Similarly, Mr. Wood did not violate NRS 281.481(2) because whatever
"privileges, preferences, exemptions or advantages" he obtained for
Thirstbusters, Mr. Coury and Mr.
Hughes were not "unwarranted" in light of the colorable reason for
reviewing the Settlement Agreement.
CONCLUSION
We
conclude that there was insufficient evidence presented that Mr. Wood violated
NRS 281.481(1) or (2) by placing on the Council agenda an item intended to
reopen the Thirstbusters Settlement Agreement.
COMMENT
It is specifically noted that the foregoing Opinion applies only to these specific circumstances.

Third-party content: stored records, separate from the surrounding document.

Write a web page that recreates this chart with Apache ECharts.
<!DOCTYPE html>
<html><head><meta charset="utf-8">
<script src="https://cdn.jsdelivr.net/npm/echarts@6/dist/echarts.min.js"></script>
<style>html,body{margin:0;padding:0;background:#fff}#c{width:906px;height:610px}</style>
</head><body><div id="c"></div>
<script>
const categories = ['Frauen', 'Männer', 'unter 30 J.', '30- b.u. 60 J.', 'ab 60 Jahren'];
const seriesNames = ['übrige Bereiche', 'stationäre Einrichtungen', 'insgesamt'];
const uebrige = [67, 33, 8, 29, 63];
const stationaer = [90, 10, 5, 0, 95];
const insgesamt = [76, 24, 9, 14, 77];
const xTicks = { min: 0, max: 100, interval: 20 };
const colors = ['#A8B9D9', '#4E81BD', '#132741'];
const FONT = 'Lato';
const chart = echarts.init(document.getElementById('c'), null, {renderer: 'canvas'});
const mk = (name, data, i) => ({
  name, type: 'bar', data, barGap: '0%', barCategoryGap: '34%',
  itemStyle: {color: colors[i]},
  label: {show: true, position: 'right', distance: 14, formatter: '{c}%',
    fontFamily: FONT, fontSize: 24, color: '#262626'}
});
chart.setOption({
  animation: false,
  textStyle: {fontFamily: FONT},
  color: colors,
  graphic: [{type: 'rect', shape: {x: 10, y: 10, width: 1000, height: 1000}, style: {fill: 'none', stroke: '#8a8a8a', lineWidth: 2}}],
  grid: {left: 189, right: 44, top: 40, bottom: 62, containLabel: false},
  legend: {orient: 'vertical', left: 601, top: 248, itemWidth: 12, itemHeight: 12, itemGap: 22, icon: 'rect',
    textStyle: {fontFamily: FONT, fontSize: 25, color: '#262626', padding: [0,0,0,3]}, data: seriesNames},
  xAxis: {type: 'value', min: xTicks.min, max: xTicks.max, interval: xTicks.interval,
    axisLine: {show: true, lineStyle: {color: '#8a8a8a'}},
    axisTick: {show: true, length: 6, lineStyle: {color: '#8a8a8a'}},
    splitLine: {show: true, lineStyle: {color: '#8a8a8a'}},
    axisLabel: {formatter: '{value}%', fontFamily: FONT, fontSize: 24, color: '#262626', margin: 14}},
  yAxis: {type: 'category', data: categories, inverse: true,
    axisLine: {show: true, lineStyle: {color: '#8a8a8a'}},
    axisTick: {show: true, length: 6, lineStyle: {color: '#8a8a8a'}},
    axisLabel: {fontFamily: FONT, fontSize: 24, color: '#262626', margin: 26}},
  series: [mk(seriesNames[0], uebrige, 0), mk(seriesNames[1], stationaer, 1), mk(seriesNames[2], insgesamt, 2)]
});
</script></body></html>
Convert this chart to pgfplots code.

The provisions of NRS 281.481 quoted and discussed above must be applied on a case-by case basis, with results which may vary depending on the specific facts and circumstances involved.
DATED:
June 6, 1997.
NEVADA
COMMISSION ON ETHICS
By:
/s/ MARY E. BOETSCH,
Chairwoman
[1]
NRS 281.481(1) and (2) provide:
A
code of ethical standards is hereby established to govern the conduct of
public officers and employees:
1.
A public officer or employee shall not seek or accept any gift,
service, favor, employment, engagement, emolument or economic opportunity
which would tend improperly to influence a reasonable person in his position
to depart from the faithful and impartial discharge of his public duties.
2.
A public officer or employee shall not use his position in government
to secure or grant unwarranted privileges, preferences, exemptions or
advantages for himself, any member of his household, any business entity in
which he has a significant pecuniary interest, or any other person.